The winners, who each received $5,000, are working on translating texts that meet the prize’s goal of “(promoting) translations that make the greatest contribution to literature and the humanities.”
Carl Ernst, the Kenan Distinguished Professor of Islamic studies at the University of North Carolina at Chapel Hill, is currently working on translations and annotations for Mansur al-Hallaj’s classical Arabic poems. Half of the 118 poems Ernst translated have never appeared in English.
Though al-Hallaj is often regarded as a “pivotal figure in the literary and mystical cultures” of the Islamic world, Ernst’s translation would be the first fully comprehensive English edition of his work.

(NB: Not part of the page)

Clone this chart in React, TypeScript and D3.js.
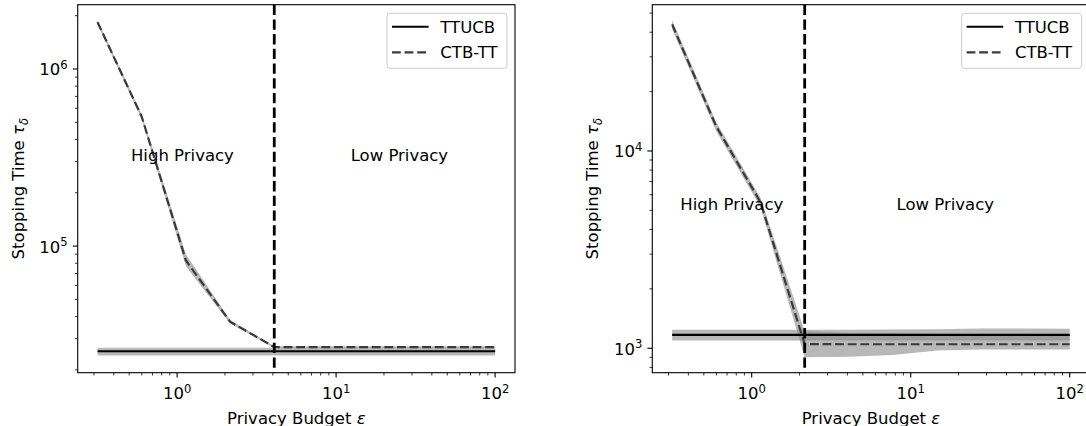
import React from 'react';
import * as d3 from 'd3';

// privacy budgets (same grid for both panels)
const eps = [0.316, 0.599, 1.136, 2.154, 4.084, 7.743, 14.68, 27.83, 52.75, 100];

// left panel
const leftTTUCB = [25500, 25500, 25500, 25500, 25500, 25500, 25500, 25500, 25500, 25500];
const leftTTUCBLo = [24100, 24100, 24100, 24100, 24100, 24100, 24100, 24100, 24100, 24100];
const leftTTUCBHi = [26700, 26700, 26700, 26700, 26700, 26700, 26700, 26700, 26700, 26700];
const leftCTB = [1840000, 538000, 83000, 37400, 26900, 26900, 26900, 26900, 26900, 26900];
const leftCTBLo = [1790000, 522000, 77000, 36600, 26600, 26600, 26600, 26600, 26600, 26600];
const leftCTBHi = [1890000, 555000, 90000, 38300, 27200, 27200, 27200, 27200, 27200, 27200];

// right panel
const rightTTUCB = [1170, 1170, 1170, 1170, 1170, 1170, 1170, 1170, 1170, 1170];
const rightTTUCBLo = [1095, 1095, 1095, 1095, 1095, 1095, 1095, 1095, 1095, 1095];
const rightTTUCBHi = [1240, 1240, 1240, 1240, 1240, 1245, 1250, 1260, 1260, 1255];
const rightCTB = [43800, 13300, 5500, 1050, 1048, 1048, 1048, 1048, 1048, 1048];
const rightCTBLo = [41500, 12600, 5200, 900, 905, 925, 975, 985, 985, 985];
const rightCTBHi = [46000, 14000, 5800, 1220, 1195, 1190, 1180, 1170, 1170, 1170];

const xMajor = [1, 10, 100];
const xMajorExp = ['0', '1', '2'];
const leftYMajor = [1e5, 1e6];
const leftYMajorExp = ['5', '6'];
const rightYMajor = [1e3, 1e4];
const rightYMajorExp = ['3', '4'];

const legendNames = ['TTUCB', 'CTB-TT'];
const regionNames = ['High Privacy', 'Low Privacy'];

const FONT = 'DejaVu Sans';
const FS = 16.5;
const DASH = '8.8,3.8';
const CTB_COLOR = '#3a3a3a';

interface PanelProps {
  left: number;
  yDomain: [number, number];
  yMajor: number[];
  yMajorExp: string[];
  tt: number[]; ttLo: number[]; ttHi: number[];
  ctb: number[]; ctbLo: number[]; ctbHi: number[];
  split: number;
  textX: [number, number];
  textY: number;
  ylabelX: number;
}

const Panel: React.FC<PanelProps> = (p) => {
  const top = 4.7, bottom = 372.7, width = 437.3;
  const right = p.left + width;
  const x = d3.scaleLog().domain([Math.pow(10, -0.625), Math.pow(10, 2.125)]).range([p.left, right]);
  const y = d3.scaleLog().domain(p.yDomain).range([bottom, top]);

  const line = (vals: number[]) =>
    d3.line<number>().x((_, i) => x(eps[i])).y(d => y(d))(vals) || '';
  const area = (lo: number[], hi: number[]) =>
    d3.area<number>().x((_, i) => x(eps[i])).y0((_, i) => y(lo[i])).y1(d => y(d))(hi) || '';

  const isPow = (v: number) => Math.abs(Math.log10(v) - Math.round(Math.log10(v))) < 1e-9;
  const xMinor = x.ticks().filter(v => !isPow(v));
  const yMinor = y.ticks().filter(v => !isPow(v));

  const band = '#888888';
  const cx = (p.left + right) / 2;
  const legX = right - 8 - 120, legY = 13.3;

  return (
    <g fontFamily={FONT} fontSize={FS}>
      <path d={area(p.ttLo, p.ttHi)} fill={band} fillOpacity={0.6} />
      <path d={area(p.ctbLo, p.ctbHi)} fill={band} fillOpacity={0.6} />
      <path d={line(p.tt)} fill="none" stroke="#000" strokeWidth={2.1} />
      <path d={line(p.ctb)} fill="none" stroke={CTB_COLOR} strokeWidth={2.2} strokeDasharray={DASH} />
      <line x1={x(p.split)} x2={x(p.split)} y1={top} y2={bottom} stroke="#000" strokeWidth={2.8} strokeDasharray="10.3,4.4" />

      <text x={x(p.textX[0])} y={y(p.textY)} textAnchor="middle" dominantBaseline="central">{regionNames[0]}</text>
      <text x={x(p.textX[1])} y={y(p.textY)} textAnchor="middle" dominantBaseline="central">{regionNames[1]}</text>

      {/* spines */}
      <rect x={p.left} y={top} width={width} height={bottom - top} fill="none" stroke="#000" strokeWidth={1.1} />

      {/* x ticks */}
      {xMajor.map((v, i) => (
        <g key={'xM' + v}>
          <line x1={x(v)} x2={x(v)} y1={bottom} y2={bottom + 4.9} stroke="#000" strokeWidth={1.1} />
          <text x={x(v)} y={bottom + 26.6} textAnchor="middle">
            <tspan>10</tspan>
            <tspan dy={-6.5} fontSize={FS * 0.7}>{xMajorExp[i]}</tspan>
          </text>
        </g>
      ))}
      {xMinor.map(v => (
        <line key={'xm' + v} x1={x(v)} x2={x(v)} y1={bottom} y2={bottom + 2.8} stroke="#000" strokeWidth={0.8} />
      ))}

      {/* y ticks */}
      {p.yMajor.map((v, i) => (
        <g key={'yM' + v}>
          <line x1={p.left - 4.9} x2={p.left} y1={y(v)} y2={y(v)} stroke="#000" strokeWidth={1.1} />
          <text x={p.left - 10} y={y(v) + 6.5} textAnchor="end">
            <tspan>10</tspan>
            <tspan dy={-6.5} fontSize={FS * 0.7}>{p.yMajorExp[i]}</tspan>
          </text>
        </g>
      ))}
      {yMinor.map(v => (
        <line key={'ym' + v} x1={p.left - 2.8} x2={p.left} y1={y(v)} y2={y(v)} stroke="#000" strokeWidth={0.8} />
      ))}

      {/* axis labels */}
      <text x={cx} y={423.5} textAnchor="middle">
        Privacy Budget <tspan fontStyle="italic">ε</tspan>
      </text>
      <text transform={`translate(${p.ylabelX},${(top + bottom) / 2}) rotate(-90)`} textAnchor="middle">
        Stopping Time <tspan fontStyle="italic">τ</tspan>
        <tspan fontStyle="italic" fontSize={FS * 0.7} dy={4}>δ</tspan>
      </text>

      {/* legend */}
      <rect x={legX} y={legY} width={120} height={55} rx={3} fill="#fff" fillOpacity={0.8} stroke="#cccccc" strokeWidth={1} />
      <line x1={legX + 5} x2={legX + 41.6} y1={legY + 13.4} y2={legY + 13.4} stroke="#000" strokeWidth={2.1} />
      <text x={legX + 53.3} y={legY + 19.4}>{legendNames[0]}</text>
      <line x1={legX + 5} x2={legX + 41.6} y1={legY + 39} y2={legY + 39} stroke={CTB_COLOR} strokeWidth={2.2} strokeDasharray={DASH} />
      <text x={legX + 53.3} y={legY + 45}>{legendNames[1]}</text>
    </g>
  );
};

export default function App() {
  return (
    <div style={{ position: 'absolute', left: 0, top: 0 }}>
      <svg width={1086} height={426} style={{ display: 'block', background: '#fff' }}>
        <Panel
          left={77.7}
          yDomain={[19275, 2307000]}
          yMajor={leftYMajor}
          yMajorExp={leftYMajorExp}
          tt={leftTTUCB} ttLo={leftTTUCBLo} ttHi={leftTTUCBHi}
          ctb={leftCTB} ctbLo={leftCTBLo} ctbHi={leftCTBHi}
          split={4.084}
          textX={[1.08, 25]}
          textY={324000}
          ylabelX={23.5}
        />
        <Panel
          left={652.3}
          yDomain={[752, 55140]}
          yMajor={rightYMajor}
          yMajorExp={rightYMajorExp}
          tt={rightTTUCB} ttLo={rightTTUCBLo} ttHi={rightTTUCBHi}
          ctb={rightCTB} ctbLo={rightCTBLo} ctbHi={rightCTBHi}
          split={2.154}
          textX={[0.75, 16.5]}
          textY={5370}
          ylabelX={598}
        />
      </svg>
    </div>
  );
}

Jason Grunebaum, a senior lecturer of Hindi at the University of Chicago, and Ulrike Stark, professor in the South Asian languages and civilizations department at UChicago, also received a prize for their work translating Manzoor Ahtesham’s “The Tale of the Missing Man” from modern Hindi.
Ahtesham’s novel, a “milestone of modern Indo-Muslim literature,” explores the Indo-Muslim psyche after the 1947 partition of the Indian subcontinent.
Supported by both the Buffett Institute for Global Studies and the Alice Kaplan Institute for the Humanities, the Global Humanities Initiative aims to bring scholarly attention to works not often studied in the Western canon.
Northwestern history Prof. Rajeev Kinra, co-founder of the initiative, described the prize in the news release as one which “(places) Northwestern University at the center of a vital international conversation about the continuing role of the humanities in building a more just, tolerant and humane 21st century.”